Conference Leaders Learn About Redlining


News

In simplest terms, redlining can be defined as a lack of investment in one neighborhood in favor of another, typically based on race. Although that may sound vague, it usually refers to specific policies and practices regarding where home loans would be made, with “red lines” drawn on maps of the cities around Black neighborhoods labeled as unqualified for investment. 

On August 31, Bishop Bob Farr, the Conference directors and the Cabinet visited the Johnson County Museum in Overland Park, Kansas, to see the redlining exhibit and its impact on the nation, specifically on Kansas City. 

Curator of Interpretation Andrew R. Gustafson led the group on a narrated exhibit tour, which follows a chronological path from origins to present-day impacts. 

“Once you learn about this issue, you see it all around you,” Gustafson said. 

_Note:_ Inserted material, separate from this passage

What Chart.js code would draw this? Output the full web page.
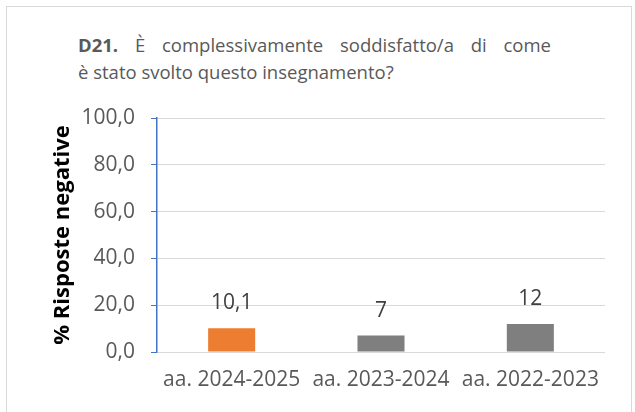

The three amendments following the Civil War (13th-15th) ended slavery, made all of us born people citizens regardless of race and granted Black men the right to vote. The time of these amendments is referred to as reconstruction and lasted about 10 years. Unfortunately, it was followed by the Jim Crow era of oppression, intimidation and violence. 

Gustafson explained those times as the origin of a great migration. Several million African Americans moved from the rural south to the north and cities. Still reeling from slavery and oppression, they were a largely uneducated, impoverished community. In the 1920s, the Ku Klux Klan was resurgent. Real hardline segregation was forming in cities. 

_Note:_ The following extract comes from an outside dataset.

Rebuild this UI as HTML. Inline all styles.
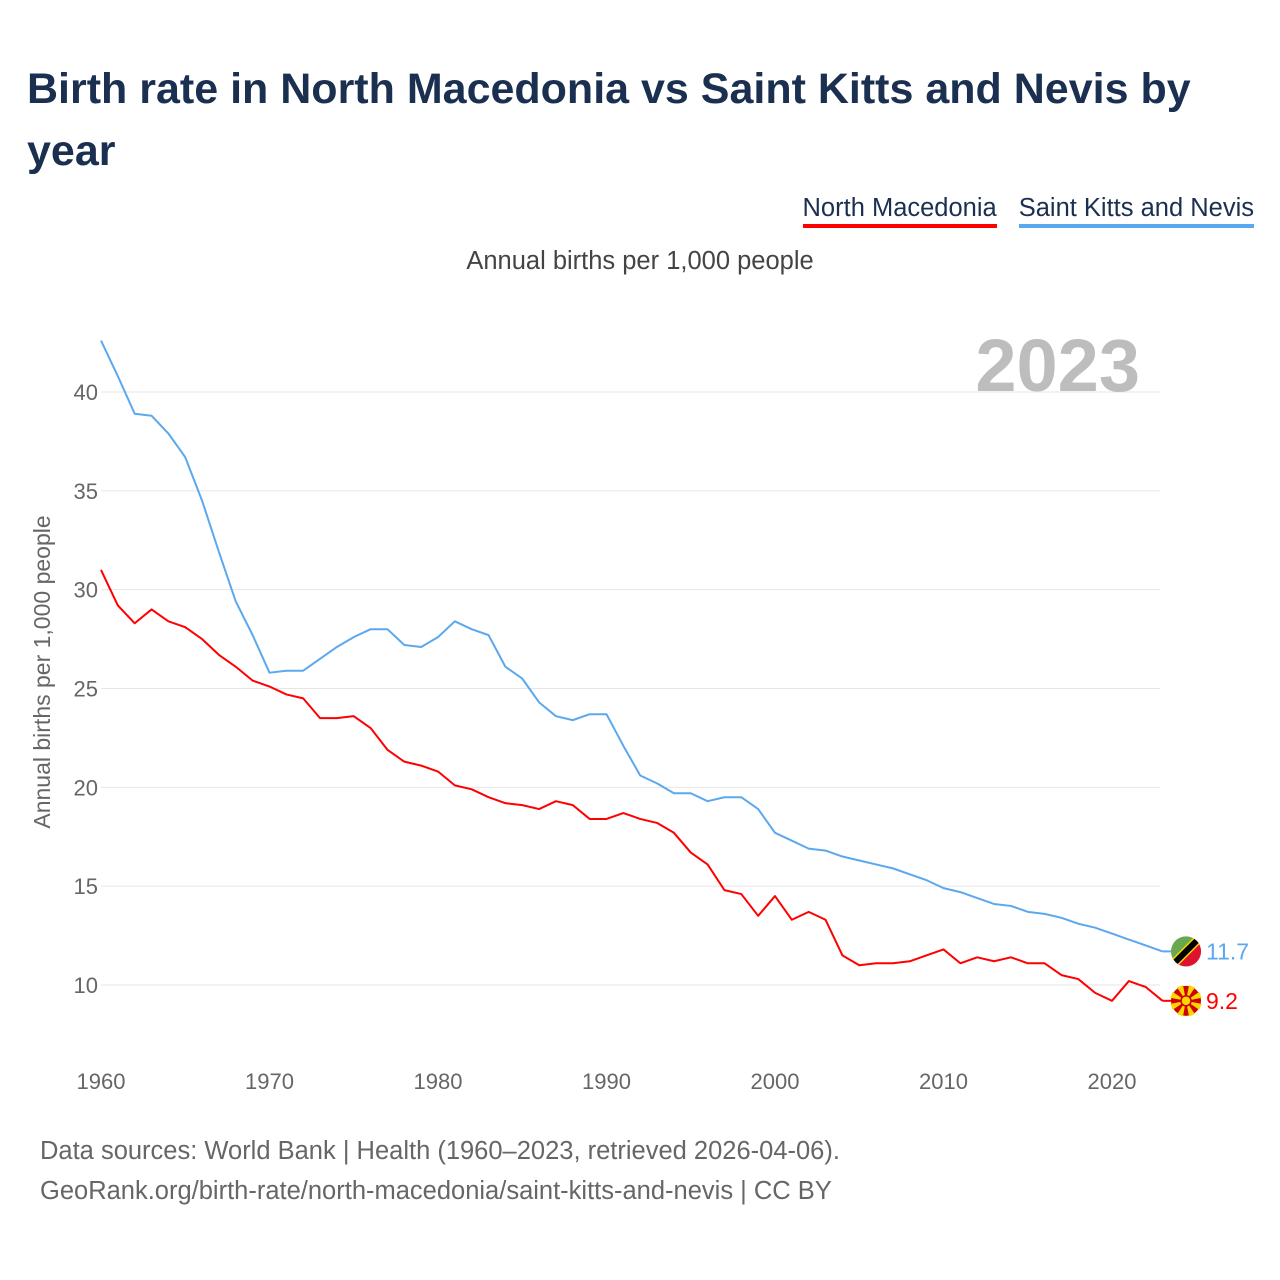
<!DOCTYPE html>
<html><head><meta charset="utf-8">
<style>
body{margin:0;background:#fff;font-family:"Liberation Sans",sans-serif;}
#wrap{position:relative;width:1280px;height:1280px;overflow:hidden;}
h1{position:absolute;left:27px;top:58px;margin:0;width:1230px;font-size:43px;line-height:62px;color:#1b3050;font-weight:bold;}
#legend{position:absolute;right:26px;top:194px;display:flex;gap:22px;}
.leg{font-size:25.5px;color:#1b3050;padding-bottom:1px;}
.foot{position:absolute;left:40px;font-size:25.5px;color:#666;}
</style></head><body>
<div id="wrap">
<h1>Birth rate in North Macedonia vs Saint Kitts and Nevis by year</h1>
<div id="legend">
<div class="leg" style="border-bottom:4px solid #ff0000">North Macedonia</div>
<div class="leg" style="border-bottom:4px solid #5ba8ee">Saint Kitts and Nevis</div>
</div>
<div style="position:absolute;left:0;width:1280px;text-align:center;top:247px;font-size:25.5px;color:#444">Annual births per 1,000 people</div>
<svg id="chart" width="1280" height="1280" style="position:absolute;left:0;top:0">
<defs><clipPath id="kclip"><circle id="kc" cx="1186" cy="0" r="15"/></clipPath></defs>
</svg>
<div class="foot" style="top:1137px">Data sources: World Bank | Health (1960–2023, retrieved 2026-04-06).</div>
<div class="foot" style="top:1177px">GeoRank.org/birth-rate/north-macedonia/saint-kitts-and-nevis | CC BY</div>
</div>
<script>
const years=[];for(let y=1960;y<=2023;y++)years.push(y);
const kittsValues=[42.6,40.8,38.9,38.8,37.9,36.7,34.5,31.9,29.4,27.7,25.8,25.9,25.9,26.5,27.1,27.6,28.0,28.0,27.2,27.1,27.6,28.4,28.0,27.7,26.1,25.5,24.3,23.6,23.4,23.7,23.7,22.1,20.6,20.2,19.7,19.7,19.3,19.5,19.5,18.9,17.7,17.3,16.9,16.8,16.5,16.3,16.1,15.9,15.6,15.3,14.9,14.7,14.4,14.1,14.0,13.7,13.6,13.4,13.1,12.9,12.6,12.3,12.0,11.7];
const macedoniaValues=[31.0,29.2,28.3,29.0,28.4,28.1,27.5,26.7,26.1,25.4,25.1,24.7,24.5,23.5,23.5,23.6,23.0,21.9,21.3,21.1,20.8,20.1,19.9,19.5,19.2,19.1,18.9,19.3,19.1,18.4,18.4,18.7,18.4,18.2,17.7,16.7,16.1,14.8,14.6,13.5,14.5,13.3,13.7,13.3,11.5,11.0,11.1,11.1,11.2,11.5,11.8,11.1,11.4,11.2,11.4,11.1,11.1,10.5,10.3,9.6,9.2,10.2,9.9,9.2];
const yTicks=[10,15,20,25,30,35,40];
const xTicks=[1960,1970,1980,1990,2000,2010,2020];
const NS='http://www.w3.org/2000/svg';
const svg=document.getElementById('chart');
const xs=y=>101+(y-1960)*(1011/60);
const ys=v=>985-(v-10)*(593/30);
function el(t,a,p){const e=document.createElementNS(NS,t);for(const k in a)e.setAttribute(k,a[k]);(p||svg).appendChild(e);return e;}
yTicks.forEach(v=>{
 const g=el('line',{x1:101,x2:1160,y1:ys(v),y2:ys(v),stroke:'#e6e6e6','stroke-width':1});
 
 
 const t=el('text',{x:98,y:ys(v)+8,'text-anchor':'end','font-size':22,fill:'#666'});t.textContent=v;
 
 
});
xTicks.forEach(v=>{
 const t=el('text',{x:xs(v),y:1089,'text-anchor':'middle','font-size':22,fill:'#666'});t.textContent=v;
 
 
});
const yt=el('text',{x:0,y:0,transform:'translate(50,672) rotate(-90)','text-anchor':'middle','font-size':23,fill:'#666'});
yt.textContent='Annual births per 1,000 people';


const yr=el('text',{x:1140,y:391,'text-anchor':'end','font-size':74,'font-weight':'bold',fill:'#bdbdbd'});
yr.textContent='2023';


function series(vals,color,name,flagFill){
 const p=el('polyline',{points:vals.map((v,i)=>xs(years[i])+','+ys(v)).join(' '),fill:'none',stroke:color,'stroke-width':2,'stroke-linejoin':'round'});
 
 
 const last=vals[vals.length-1],ly=ys(last),lx=xs(2023);
 el('line',{x1:lx,x2:lx+10,y1:ly,y2:ly,stroke:color,'stroke-width':2});
 const c=el('circle',{cx:1186,cy:ly,r:15,fill:flagFill});
 
 
 const t=el('text',{x:1206,y:ly+8,'font-size':23,fill:color});t.textContent=last;
 
 
 return ly;
}
const ky=series(kittsValues,'#5ba8ee','saint-kitts','#6aa84f');
const cy=series(macedoniaValues,'#ff0000','north-macedonia','#d20000');
// macedonia flag sun
for(let k=0;k<8;k++){const a=k*Math.PI/4+Math.PI/8;el('path',{d:`M1186,${cy} L${1186+16*Math.cos(a-0.2)},${cy+16*Math.sin(a-0.2)} L${1186+16*Math.cos(a+0.2)},${cy+16*Math.sin(a+0.2)} Z`,fill:'#f8d800'});}
el('circle',{cx:1186,cy:cy,r:5,fill:'#f8d800',stroke:'#d20000','stroke-width':1.5});
// kitts flag
document.getElementById('kc').setAttribute('cy',ky);
const g=el('g',{'clip-path':'url(#kclip)'});
el('path',{d:`M${1186-16},${ky+16} L${1186+16},${ky-16} L${1186+16},${ky+16} Z`,fill:'#e0102f'},g);
el('line',{x1:1170,y1:ky+16,x2:1202,y2:ky-16,stroke:'#f8d800','stroke-width':9},g);
el('line',{x1:1170,y1:ky+16,x2:1202,y2:ky-16,stroke:'#000','stroke-width':6},g);
</script>
</body></html>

“The reason 18th and Vine became such a vibrant community for Black people was that downtown Kansas City was off-limits to African Americans at that time,” Gustafson said. Advances in transportation, like street cars, allowed people to move further from their workplaces. Homeowner associations had restrictive covenants that said homes in that area could not be sold to African Americans. Redlining started shaping the urban landscape.
 
“In Kansas City in 1939, 52% of neighborhoods were redlined. The act of redlining was denying people of color a mortgage. It was deemed too risky,” Gustafson said. “Almost every Black person lived in a redlined area.”

In Kansas City, 180,000 White people moved out of the city. Real estate agents purchased property at a loss and sold it to Black people at a profit. Over time large highways were built to help people get quickly from the suburbs to downtown, with little regard for the neighborhoods these highways were dividing and the communities they were being built through and over. 

The Missouri Conference group gathered in the lobby following the tour to process what they had seen. As pastors, they could look at our own United Methodist Churches and track the White flight from the cities, with the most historic, large downtown churches often now empty, the second round of churches further out in the city often struggling and the newer churches in the suburbs today being the most “vital.”

Of course, those healthy churches in the suburbs have been largely responsible for supporting the United Methodist Church and its ministries for decades, but considering all the factors that have contributed to those suburbs being a more prosperous area is troubling. 

Southeast District Superintendent Bruce Baxter recalled that he was part of that system growing up on the fringes of different urban areas. 
“When we moved, my parents looked for a house in the suburbs and found a good Methodist church nearby,” he said. 

Conference District Superintendent Jon Thompson said learning about redlining helps him identify his own implicit bias. 

“From the time I was three years old, I heard that when Black people move to the neighborhood, property values come down,” he said. 

Director of Congregational Excellence Mark Sheets was taken aback at the large impact profiteering has on society. “When you consider how all this was done in pursuit and protection of money, it’s just gross,” he said. 

Lucas Endicott, associate director of Mission, Service and Justice Ministries, said looking deeply at how systems were developed to oppress people based on the color of their skin and thus shaped the development of cities for generations undercuts more straightforward ideas. 

“Many of us grew up with the fallacy that all individuals had (an equal) opportunity to just pull themselves up by their bootstraps,” he said. 

Director of Financial and Administrative Ministries Nate Berneking said it is impossible not to participate in how white privilege has been commodified. 

“White people in the suburbs were furious about how long it was taking to commute to their jobs downtown, so eminent domain was used to
build highways through Black neighborhoods,” he said. 

The exhibit is the product of hundreds of hours of staff research, utilizing over 120 books, scholarly articles, dissertations and newspaper articles, and thousands of primary source documents housed at regional and national archives. The exhibit will close on January 7, 2023.